Two masked gunmen entered St. Patrick Catholic Church in the town of Mohnyin, Myanmar, on Friday morning during services and fired a volley of bullets at the parish priest, Father Paul Hkwi Shane Aung. Aung was hit three times but survived the attack.
An eyewitness said the priest had just finished reading a passage from the Bible when the gunmen stormed in and opened fire.
“They wore black caps and masks. They fired once while entering through the church door, and then again when they reached the center of the church. Then they approached him and fired a third time,” the witness said.
Another witness said the assailants arrived on a motorcycle and used the same means to escape. The gunmen remained at large as of Friday afternoon.
Father Aung, 40, was struck by bullets in his jaw, hand, and thigh. He was evacuated to a hospital in Mohnyin for emergency medical treatment and later transferred to a hospital in the Kachin state capital of Myitkyina.
An activist in Kachin state told Union of Catholic Asian News (UCA News) on Friday that “anti-social elements are fomenting religious and ethnic conflict as the civil war in the military-ruled nation has entered a critical phase.”
The primary conflict in the area is between the ruling military junta and the Kachin Independence Army (KIA), a paramilitary alliance of six local tribes.
The KIA is the most effective and battle-tested group to resist Myanmar’s military government, having captured dozens of military outposts and two major military bases since it launched a major offensive with several allied ethnic militias last October.
The junta’s panicked response included some artillery shells that sailed right over the border into China, prompting strong objections from the regime in Beijing.
The junta also appears to be taking out its anger on churches and pastors, since the government is largely composed of ethnic Burmans who practice Buddhism, while many of the rebellious tribes have Christian populations. About a third of the population in Kachin is Christian.

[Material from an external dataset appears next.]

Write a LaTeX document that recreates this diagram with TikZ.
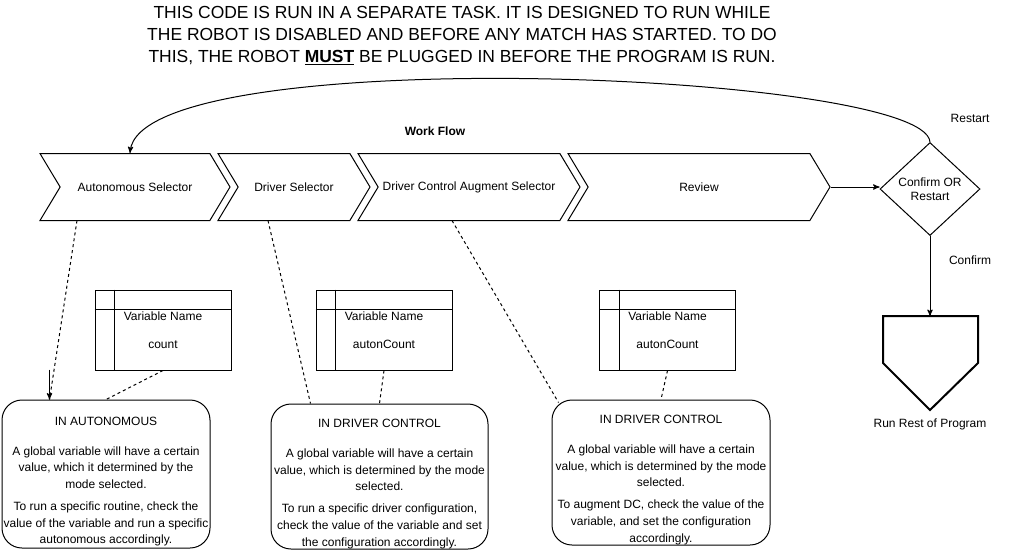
\documentclass[tikz,border=0pt]{standalone}
\usepackage{fontspec}
\setmainfont{Liberation Sans}
\usetikzlibrary{calc}
\usetikzlibrary{shapes,arrows}
\usetikzlibrary{positioning}
\tikzstyle{chev}=[signal, draw, signal from=west, signal to=east, signal pointer angle=118, minimum height=50.25pt, inner sep=0pt, font=\fontsize{9}{11}\selectfont]
\tikzstyle{varbox}=[rectangle, draw, minimum width=102pt, minimum height=60pt, align=center, inner sep=0pt, font=\fontsize{9}{12}\selectfont]
\tikzstyle{notebox}=[rectangle, draw, rounded corners=15pt, align=center, inner sep=0pt, font=\fontsize{9}{12.5}\selectfont]
\tikzstyle{lbl}=[font=\fontsize{9}{10.5}\selectfont]
\tikzstyle{dl}=[dash pattern=on 2.25pt off 2.25pt]

\begin{document}
\begin{tikzpicture}[x=0.75pt, y=-0.75pt, line width=0.75pt, >=stealth']
\useasboundingbox (0,0) rectangle (1011,551);
% heading
\node[font=\fontsize{13.1}{16.5}\selectfont, align=center] (head) at (462,35.5) {THIS CODE IS RUN IN A SEPARATE TASK. IT IS DESIGNED TO RUN WHILE\\THE ROBOT IS DISABLED AND BEFORE ANY MATCH HAS STARTED. TO DO\\THIS, THE ROBOT \underline{\textbf{MUST}} BE PLUGGED IN BEFORE THE PROGRAM IS RUN.};
\node[font=\fontsize{9}{10}\selectfont\bfseries] (wf) at (435,131) {Work Flow};

% work flow
\node[chev, minimum width=142.5pt] (auto) at (135,187) {Autonomous Selector};
\node[chev, minimum width=114pt] (drv) at (294,187) {Driver Selector};
\node[chev, minimum width=166.5pt] (dca) at (469,187) {Driver Control Augment Selector};
\node[chev, minimum width=196.5pt] (rev) at (699,187) {Review};
\node[diamond, draw, lbl, minimum width=75pt, minimum height=69.75pt, inner sep=0pt, align=center] (dia) at (930,189) {Confirm OR\\Restart};
\draw[->] (rev.east) -- (rev.east -| dia.west);

% end of program
\coordinate (rrtop) at (930,316);
\draw[line width=1.5pt] (883,316) -- (978,316) -- (978,363) -- (930,410) -- (883,363) -- cycle;
\node[lbl] (rrlbl) at (930,424) {Run Rest of Program};
\draw[->] (dia.south) -- (rrtop);
\node[lbl] (cf) at (970,260) {Confirm};

% restart loop
\coordinate (autotop) at ($(auto.north)+(-5,0)$);
\draw[->] (dia.north) .. controls (925,72) and (140,40) .. (autotop);
\node[lbl] (rs) at (970,118) {Restart};

% variables
\node[varbox] (varauto) at (163,330) {Variable Name\\[9pt]count};
\node[varbox] (vardrv) at (384,330) {Variable Name\\[9pt]autonCount};
\node[varbox] (vardca) at (667.5,330) {Variable Name\\[9pt]autonCount};
\foreach \v in {varauto,vardrv,vardca}{
  \draw ($(\v.north west)+(0,20)$) -- ($(\v.north east)+(0,20)$);
  \draw ($(\v.north west)+(20,0)$) -- ($(\v.south west)+(20,0)$);
}

% notes
\node[notebox, minimum width=156pt, minimum height=111pt] (noteauto) at (106,474) {\rule{0pt}{17.5pt}IN AUTONOMOUS\\[10pt]A global variable will have a certain\\value, which it determined by the\\mode selected.\\[4pt]To run a specific routine, check the\\value of the variable and run a specific\\autonomous accordingly.};
\node[notebox, minimum width=162.75pt, minimum height=108.75pt] (notedrv) at (379.5,476.5) {\rule{0pt}{17.5pt}IN DRIVER CONTROL\\[10pt]A global variable will have a certain\\value, which is determined by the mode\\selected.\\[4pt]To run a specific driver configuration,\\check the value of the variable and set\\the configuration accordingly.};
\node[notebox, minimum width=163.5pt, minimum height=108.75pt] (notedca) at (661,472.5) {\rule{0pt}{17.5pt}IN DRIVER CONTROL\\[10pt]A global variable will have a certain\\value, which is determined by the mode\\selected.\\[4pt]To augment DC, check the value of the\\variable, and set the configuration\\accordingly.};

% links
\coordinate (autoin) at ($(noteauto.north west)+(48,0)$);
\draw[dl] ($(auto)+(-58,33.5)$) -- (autoin);
\draw[->] ($(autoin)+(0,-30)$) -- (autoin);
\draw[dl] ($(drv)+(-26,33.5)$) -- ($(notedrv.north west)+(40,0)$);
\draw[dl] ($(dca)+(-17,33.5)$) -- ($(notedca.north west)+(7,3)$);
\foreach \v/\n in {varauto/noteauto,vardrv/notedrv,vardca/notedca}
  \draw[dl] (\v.south) -- (\n.north);

\end{tikzpicture}
\end{document}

Myanmar has suffered several military coups since it became independent in 1948, and each junta tended to scapegoat Catholics as disloyal.
Other Christians have suffered repression as well. On March 18, a Baptist pastor named Nammye Hkun Jaw Li was gunned down by unknown assailants while working in the computer shop he owned in Kachin state. Li was an outspoken critic of the military government and a protest organizer.
“They shot him in his stomach twice, and when he did not die, they also shot him in the head,” said a source close to Li’s family.